In May you said the UK was focused on the idea of leaving no one behind, I’d like an update. And then on indicator work, will there be specific focus on disability in the indicators work? It would be a missed opportunity if there are none.
- We pushed for this very explicitly, and there was disaggregation of indicators but insufficient so we are asking for more, including by disability.
- Disaggregating indicators by disability seems like it might be a step too far for the Bank, and perhaps inclusion of relevant items on the Corporate Scorecard could work better. Household Surveys are another tool that can be used, which could usefully draw on the Washington Group questions to generate data on disability, as this would be more transformative than focusing on the indicators.
- The UK is out far ahead of most other Board members on this, making it difficult to progress the issue. With Board members, it is just not high on their priority lists. With Bank management, we have encouraging discussions with them but it seems to be moving slowly. When we launched our disability framework, they said they wanted to do the same, but there are only now beginning to set up a similar framework.
- IDA lending & aid effectiveness
Specific to the UK, the UK has taken a position that it will provide resources will be provided in a loan form to IDA, to take the case of Ghana, or Zambia, or Mozambique, these countries have unsustainable debt balances. We see the UK loaning funds to IDA, and we don’t understand this approach, previously the UK has provided grant financing, and now the UK is proving funds as a loan.
- With regards to loans versus grants, IDA17 was the first possibility for countries to make loans to IDA instead of grants. There was a concern when this was introduced that countries would substitute their grants with loans, and rules were put into place to prevent this. One of the rules was that any loan to IDA17 had to be on-top of the level of contribution given in IDA16 to avoid substitution. Now with IDA18 that principle is being carried through, so there can be no lessening of the grant contribution. The point was to increase overall resources available to IDA.
- The fact that IDA has been receiving concessional rate loans has had no impact on the rates it is then charging countries for loans.
- It is likely that IDA18 will be much larger than previous replenishments. Because of this, there may be a window opening where countries may be able to get non-concessional lending from IDA as well as the traditional concessional lending. We support this because some countries are not able to fully fund their development needs from their allocation from IDA, and have no access to IBRD funds. So we support the idea of providing non-concessional lending at rates lower (much lower) than market rates to enable IDA countries to access more funds than their allocation.
- IDA has also very strong rules about debt sustainability. If countries are at high risk of unsustainable debt then all IDA money is grant, moderate risk allows low concessional loans, and only with no risk of debt unsustainability. The most recent additional allocation to IDA was part of IDA17, and this was because IDA17 had some unexpected draw downs, Ebola emptied the crisis lending window, refugee issues in Jordan and Syria as well, so the situation was restricted cash for high needs. The UK therefore made a voluntary additional contribution.
You argue that the new lending possibility does not make any difference because the allocation for grants does not change.

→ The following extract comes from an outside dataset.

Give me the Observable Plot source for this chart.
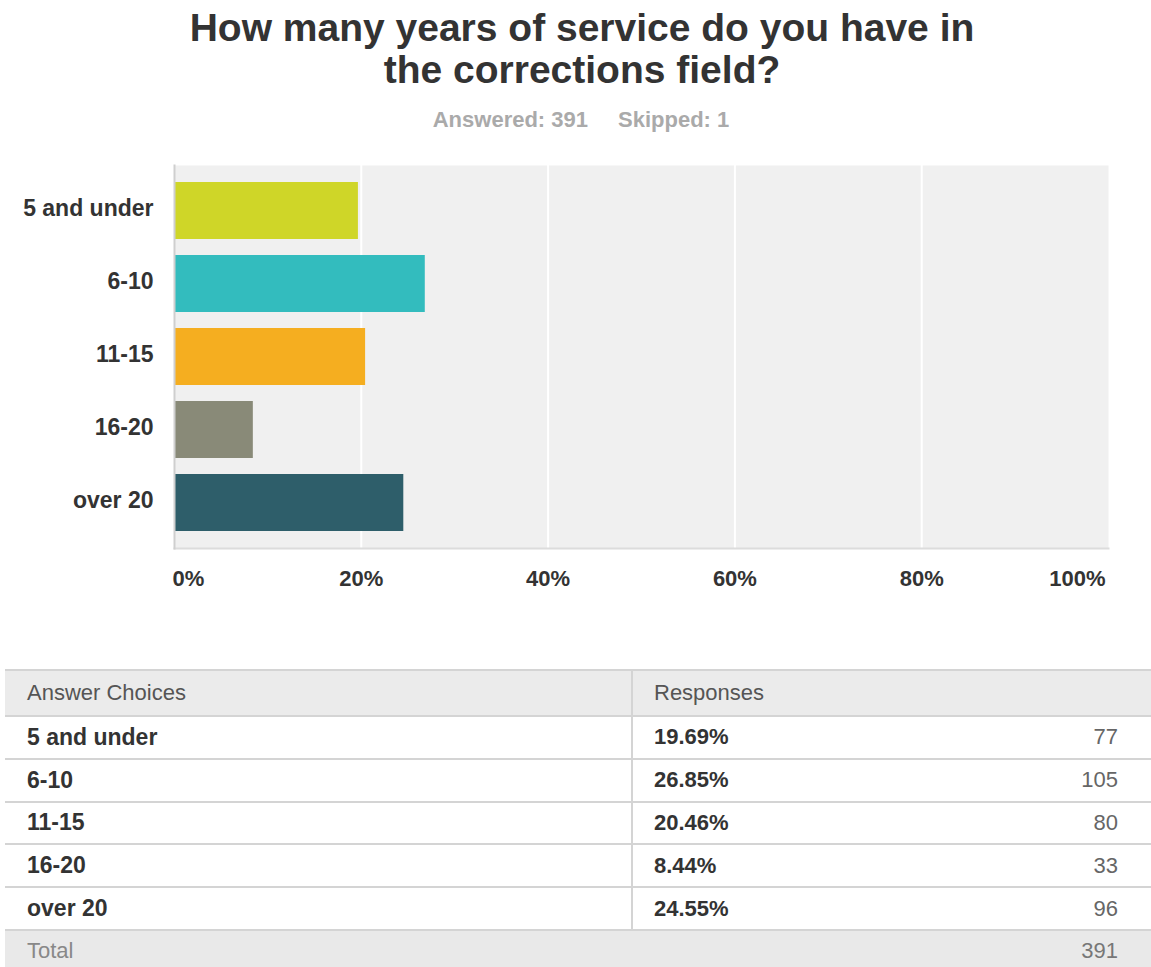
<!DOCTYPE html>
<html>
<head>
<meta charset="utf-8">
<script src="https://cdn.jsdelivr.net/npm/d3@7"></script>
<script src="https://cdn.jsdelivr.net/npm/@observablehq/plot@0.6"></script>
<style>
  html, body { margin: 0; padding: 0; background: #fff; }
  #page { position: relative; width: 1151px; height: 967px; overflow: hidden; font-family: "Liberation Sans", Arial, sans-serif; }
  #title { position: absolute; left: 0; top: 7px; width: 1164px; text-align: center; font-size: 39px; line-height: 42px; font-weight: bold; color: #333; }
  #subtitle { position: absolute; left: 0; top: 108px; width: 1162px; text-align: center; font-size: 22px; line-height: 24px; font-weight: bold; color: #aaa; }
  #subtitle span + span { margin-left: 30px; }
  #chart { position: absolute; left: 0; top: 145px; }
  #tbl { position: absolute; left: 5px; top: 669px; width: 1146px; border-collapse: collapse; table-layout: fixed; font-size: 22px; }
  #tbl td, #tbl th { padding: 0; border-top: 2px solid #d4d4d4; }
  #tbl th { background: #ebebeb; height: 44px; font-weight: normal; color: #555; text-align: left; }
  #tbl td { height: 40.8px; }
  .c1 { padding-left: 22px !important; border-right: 2px solid #d4d4d4; }
  .c2 { padding-left: 21px !important; }
  .c3 { text-align: right; padding-right: 33px !important; color: #666; }
  .lab { font-weight: bold; color: #333; font-size: 23px; }
  .pct { font-weight: bold; color: #333; }
  tr.total td { background: #e9e9e9; color: #888; height: 36px; border-right: none; }
</style>
</head>
<body>
<div id="page">
  <div id="title">How many years of service do you have in<br>the corrections field?</div>
  <div id="subtitle"><span id="answered"></span><span id="skipped"></span></div>
  <div id="chart"></div>
  <table id="tbl"></table>
</div>
<script>
const categories = ["5 and under", "6-10", "11-15", "16-20", "over 20"];
const percents = [19.69, 26.85, 20.46, 8.44, 24.55];
const counts = [77, 105, 80, 33, 96];
const colors = ["#cfd628", "#33bcbe", "#f5ae20", "#898a78", "#2e5e6a"];
const xTicks = [0, 0.2, 0.4, 0.6, 0.8, 1];
const answered = 391;
const skipped = 1;
const total = 391;

document.getElementById("answered").textContent = "Answered: " + answered;
document.getElementById("skipped").textContent = "Skipped: " + skipped;

const data = categories.map((c, i) => ({category: c, share: percents[i] / 100}));
const pctFmt = d3.format(".0%");

const chart = Plot.plot({
  width: 1151,
  height: 470,
  marginTop: 20,
  marginBottom: 67,
  marginLeft: 174,
  marginRight: 43,
  style: {fontFamily: "'Liberation Sans', Arial, sans-serif", fontSize: "22px", fontWeight: "bold", color: "#333", background: "transparent"},
  x: {domain: [0, 1]},
  y: {domain: categories, padding: 0.22},
  color: {domain: categories, range: colors},
  marks: [
    Plot.frame({fill: "#f0f0f0", stroke: null}),
    Plot.gridX(xTicks.slice(1, -1), {stroke: "#fff", strokeOpacity: 1, strokeWidth: 2}),
    Plot.barX(data, {x: "share", y: "category", fill: "category"}),
    Plot.frame({anchor: "bottom", stroke: "#dcdcdc", strokeWidth: 2}),
    Plot.frame({anchor: "left", stroke: "#cfcfcf", strokeWidth: 2}),
    Plot.axisY({tickSize: 0, tickPadding: 21, fontSize: 23, dy: -2, label: null}),
    Plot.axisX(xTicks.slice(0, 1), {tickSize: 0, tickPadding: 22, tickFormat: pctFmt, textAnchor: "start", dx: -2, label: null}),
    Plot.axisX(xTicks.slice(1, -1), {tickSize: 0, tickPadding: 22, tickFormat: pctFmt, label: null}),
    Plot.axisX(xTicks.slice(-1), {tickSize: 0, tickPadding: 22, tickFormat: pctFmt, textAnchor: "end", dx: -3, label: null})
  ]
});
document.getElementById("chart").appendChild(chart);

// Table
const tbl = d3.select("#tbl");
const cg = tbl.append("colgroup");
cg.append("col").style("width", "627px");
cg.append("col").style("width", "260px");
cg.append("col");
const head = tbl.append("tr");
head.append("th").attr("class", "c1").text("Answer Choices");
head.append("th").attr("class", "c2").attr("colspan", 2).text("Responses");
categories.forEach((c, i) => {
  const tr = tbl.append("tr");
  tr.append("td").attr("class", "c1 lab").text(c);
  tr.append("td").attr("class", "c2 pct").text(percents[i].toFixed(2) + "%");
  tr.append("td").attr("class", "c3").text(counts[i]);
});
const tr = tbl.append("tr").attr("class", "total");
tr.append("td").attr("class", "c1").attr("colspan", 2).style("border-right", "none").text("Total");
tr.append("td").attr("class", "c3").style("color", "#777").text(total);
</script>
</body>
</html>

But we have a concern about an increase in loans, because there are a number of countries that are not in debt crisis now but are heading along that road. I don’t see this as such a clear win-win. There is a general trend towards more loans and less grants, and I can’t see that it can be sustainable in the way that you suggest.
The UK is not shifting towards loans rather than grants. These countries need development finance, and that is the reality of the situation. If the IFIs do not make available low interest loans, and work with countries to make sure those loans are used well, then those countries will go to the market, will get high interest finance from less scrupulous lenders, and so we feel it is in the interests of those countries to do this.
There is an opportunity cost though to choosing loans over grants. We find this uncomfortable.
I don’t agree with the opportunity cost point. If we closed the loan window it would radically reduce the overall financing available from IDA to developing countries.
It seems disingenuous to claim that a move to loans has no impact. When countries lend to IDA, they do so with the understanding of repayment. This must be having some impact on the operations of IDA. If there was no difference between granting vs. lending to IDA one presumes that countries would not be looking for the lending option.
The deputies report for IDA 17 that sets this out. The other thing to say is that this could not have been done 20 or 30 years ago, the institution is now receiving repayments from loans issued to countries that have now graduated. The capital is therefore increasing and able to be used to issue more loans.
Where did this change of policy come from? Were borrower countries asking for this, or was it countries that pay into IDA?
It was agreed by countries from both sides of that spectrum and the consensus view was that it was a positive step for IDA.
There are obvious linkages between this policy decision and the work being done on debt sustainability. There is a push within the Bank for greater numbers of PPPs. This encourages countries to take expenditures off balance sheet and therefore they are not accounted for in debt sustainability figures.
From a water sustainability point of view, how is water and sanitation featuring in the discussions around the key themes for IDA18. In Maputo this year, I could see the important role of IDA in supporting this sector. Is it featured in the discussions?
It is not a theme, because there can only be four, but water and sanitation must be reflected in all the theme papers. It is an important consideration for the UK, our own water and sanitation team works very closely with the Bank.
Aid effectiveness is one of the key areas in which we work, there is a review on aid effectiveness at the end of the year. Is this something that UK prioritises?
- Yes, a priority for the UK, but I do not have any details.
- It would be appreciated if you let us know if you are picking up anything on your networks about how the other contributors are thinking about their IDA contribution. The UK has not decided the on its contribution. In most years the deputies report is usually agreed at October, but this year we are expecting it to take a little longer, and then we will review the package and where we have gotten to.
What are the deadlines for the final agreements, e.g. contributions and size/ framework of the new private sector window?
A good month before the final meeting on 12 December in Indonesia. It sounds like a lot of things are open but there was a lot of progress in the Burma meetings about this. People wanted more detail but there was good consensus. The private sector window amount has been agreed at $ 2.5 billion.